━━━━━ DATA LINES

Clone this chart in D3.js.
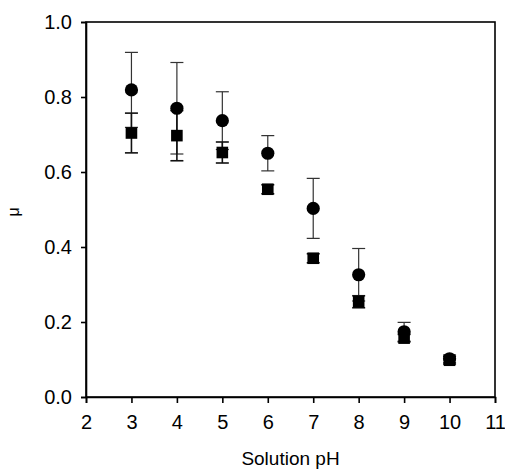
<!DOCTYPE html>
<html><head><meta charset="utf-8">
<script src="https://cdn.jsdelivr.net/npm/d3@7"></script>
<style>body{margin:0;background:#fff}svg{display:block}text{font-family:"Liberation Sans",Arial,sans-serif;fill:#000}</style>
</head><body>
<svg id="c" width="505" height="473"></svg>
<script>
const phValues = [3,4,5,6,7,8,9,10];
const circleMu = [0.819,0.770,0.737,0.650,0.503,0.326,0.174,0.102];
const circleErr = [0.100,0.122,0.077,0.047,0.080,0.070,0.025,0.010];
const squareMu = [0.704,0.697,0.652,0.554,0.370,0.254,0.157,0.098];
const squareErr = [0.053,0.067,0.028,0.012,0.012,0.016,0.010,0.010];
const xTicks = [2,3,4,5,6,7,8,9,10,11];
const yTicks = [0,0.2,0.4,0.6,0.8,1.0];

const svg = d3.select("#c");
const L=86, R=495, T=22, B=397;
const x = d3.scaleLinear().domain([2,11]).range([L,R]);
const y = d3.scaleLinear().domain([0,1]).range([B,T]);

// frame
svg.append("rect").attr("x",L).attr("y",T).attr("width",R-L).attr("height",B-T)
  .attr("fill","none").attr("stroke","#000").attr("stroke-width",1.6);

const xa = svg.append("g").attr("transform",`translate(0,${B})`)
  .call(d3.axisBottom(x).tickValues(xTicks).tickFormat(d3.format("d")).tickSize(6).tickPadding(12));
const ya = svg.append("g").attr("transform",`translate(${L},0)`)
  .call(d3.axisLeft(y).tickValues(yTicks).tickFormat(d3.format(".1f")).tickSize(5).tickPadding(9));
[xa,ya].forEach(a=>{
  a.attr("font-size",null).attr("font-family",null);
  a.select(".domain").attr("stroke","#000").attr("stroke-width",1.6);
  a.selectAll(".tick line").attr("stroke","#000").attr("stroke-width",1.6);
  a.selectAll(".tick text").style("font-size","20px").style("font-family","'Liberation Sans', Arial, sans-serif");
});

svg.append("text").attr("x",(L+R)/2).attr("y",465).attr("text-anchor","middle")
  .style("font-size","19px").text("Solution pH");
svg.append("text").attr("transform",`translate(19,212) rotate(-90)`)
  .attr("text-anchor","middle").style("font-size","16px").text("μ");

function errorBars(mu, err, color, sw){
  const g = svg.append("g").attr("stroke",color).attr("stroke-width",sw);
  phValues.forEach((p,i)=>{
    const cx=x(p), y1=y(mu[i]+err[i]), y0=y(mu[i]-err[i]);
    g.append("line").attr("x1",cx).attr("x2",cx).attr("y1",y1).attr("y2",y0);
    g.append("line").attr("x1",cx-6.5).attr("x2",cx+6.5).attr("y1",y1).attr("y2",y1);
    g.append("line").attr("x1",cx-6.5).attr("x2",cx+6.5).attr("y1",y0).attr("y2",y0);
  });
}
errorBars(circleMu, circleErr, "#333", 1.2);
errorBars(squareMu, squareErr, "#111", 1.6);

svg.append("g").selectAll("rect").data(phValues).join("rect")
  .attr("x",(d)=>x(d)-5.8).attr("y",(d,i)=>y(squareMu[i])-5.8)
  .attr("width",11.6).attr("height",11.6).attr("fill","#000");
svg.append("g").selectAll("circle").data(phValues).join("circle")
  .attr("cx",d=>x(d)).attr("cy",(d,i)=>y(circleMu[i])).attr("r",6.6).attr("fill","#000");
</script>
</body></html>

━━━━━━━━━━

__REQUIREMENTS__.
Exclude every picture and copy the remaining data exactly.

__REPLY TO THE EXERCISE__.
Clone this chart in D3.js.
<!DOCTYPE html>
<html><head><meta charset="utf-8">
<script src="https://cdn.jsdelivr.net/npm/d3@7"></script>
<style>body{margin:0;background:#fff}svg{display:block}text{font-family:"Liberation Sans",Arial,sans-serif;fill:#000}</style>
</head><body>
<svg id="c" width="505" height="473"></svg>
<script>
const phValues = [3,4,5,6,7,8,9,10];
const circleMu = [0.819,0.770,0.737,0.650,0.503,0.326,0.174,0.102];
const circleErr = [0.100,0.122,0.077,0.047,0.080,0.070,0.025,0.010];
const squareMu = [0.704,0.697,0.652,0.554,0.370,0.254,0.157,0.098];
const squareErr = [0.053,0.067,0.028,0.012,0.012,0.016,0.010,0.010];
const xTicks = [2,3,4,5,6,7,8,9,10,11];
const yTicks = [0,0.2,0.4,0.6,0.8,1.0];

const svg = d3.select("#c");
const L=86, R=495, T=22, B=397;
const x = d3.scaleLinear().domain([2,11]).range([L,R]);
const y = d3.scaleLinear().domain([0,1]).range([B,T]);

// frame
svg.append("rect").attr("x",L).attr("y",T).attr("width",R-L).attr("height",B-T)
  .attr("fill","none").attr("stroke","#000").attr("stroke-width",1.6);

const xa = svg.append("g").attr("transform",`translate(0,${B})`)
  .call(d3.axisBottom(x).tickValues(xTicks).tickFormat(d3.format("d")).tickSize(6).tickPadding(12));
const ya = svg.append("g").attr("transform",`translate(${L},0)`)
  .call(d3.axisLeft(y).tickValues(yTicks).tickFormat(d3.format(".1f")).tickSize(5).tickPadding(9));
[xa,ya].forEach(a=>{
  a.attr("font-size",null).attr("font-family",null);
  a.select(".domain").attr("stroke","#000").attr("stroke-width",1.6);
  a.selectAll(".tick line").attr("stroke","#000").attr("stroke-width",1.6);
  a.selectAll(".tick text").style("font-size","20px").style("font-family","'Liberation Sans', Arial, sans-serif");
});

svg.append("text").attr("x",(L+R)/2).attr("y",465).attr("text-anchor","middle")
  .style("font-size","19px").text("Solution pH");
svg.append("text").attr("transform",`translate(19,212) rotate(-90)`)
  .attr("text-anchor","middle").style("font-size","16px").text("μ");

function errorBars(mu, err, color, sw){
  const g = svg.append("g").attr("stroke",color).attr("stroke-width",sw);
  phValues.forEach((p,i)=>{
    const cx=x(p), y1=y(mu[i]+err[i]), y0=y(mu[i]-err[i]);
    g.append("line").attr("x1",cx).attr("x2",cx).attr("y1",y1).attr("y2",y0);
    g.append("line").attr("x1",cx-6.5).attr("x2",cx+6.5).attr("y1",y1).attr("y2",y1);
    g.append("line").attr("x1",cx-6.5).attr("x2",cx+6.5).attr("y1",y0).attr("y2",y0);
  });
}
errorBars(circleMu, circleErr, "#333", 1.2);
errorBars(squareMu, squareErr, "#111", 1.6);

svg.append("g").selectAll("rect").data(phValues).join("rect")
  .attr("x",(d)=>x(d)-5.8).attr("y",(d,i)=>y(squareMu[i])-5.8)
  .attr("width",11.6).attr("height",11.6).attr("fill","#000");
svg.append("g").selectAll("circle").data(phValues).join("circle")
  .attr("cx",d=>x(d)).attr("cy",(d,i)=>y(circleMu[i])).attr("r",6.6).attr("fill","#000");
</script>
</body></html>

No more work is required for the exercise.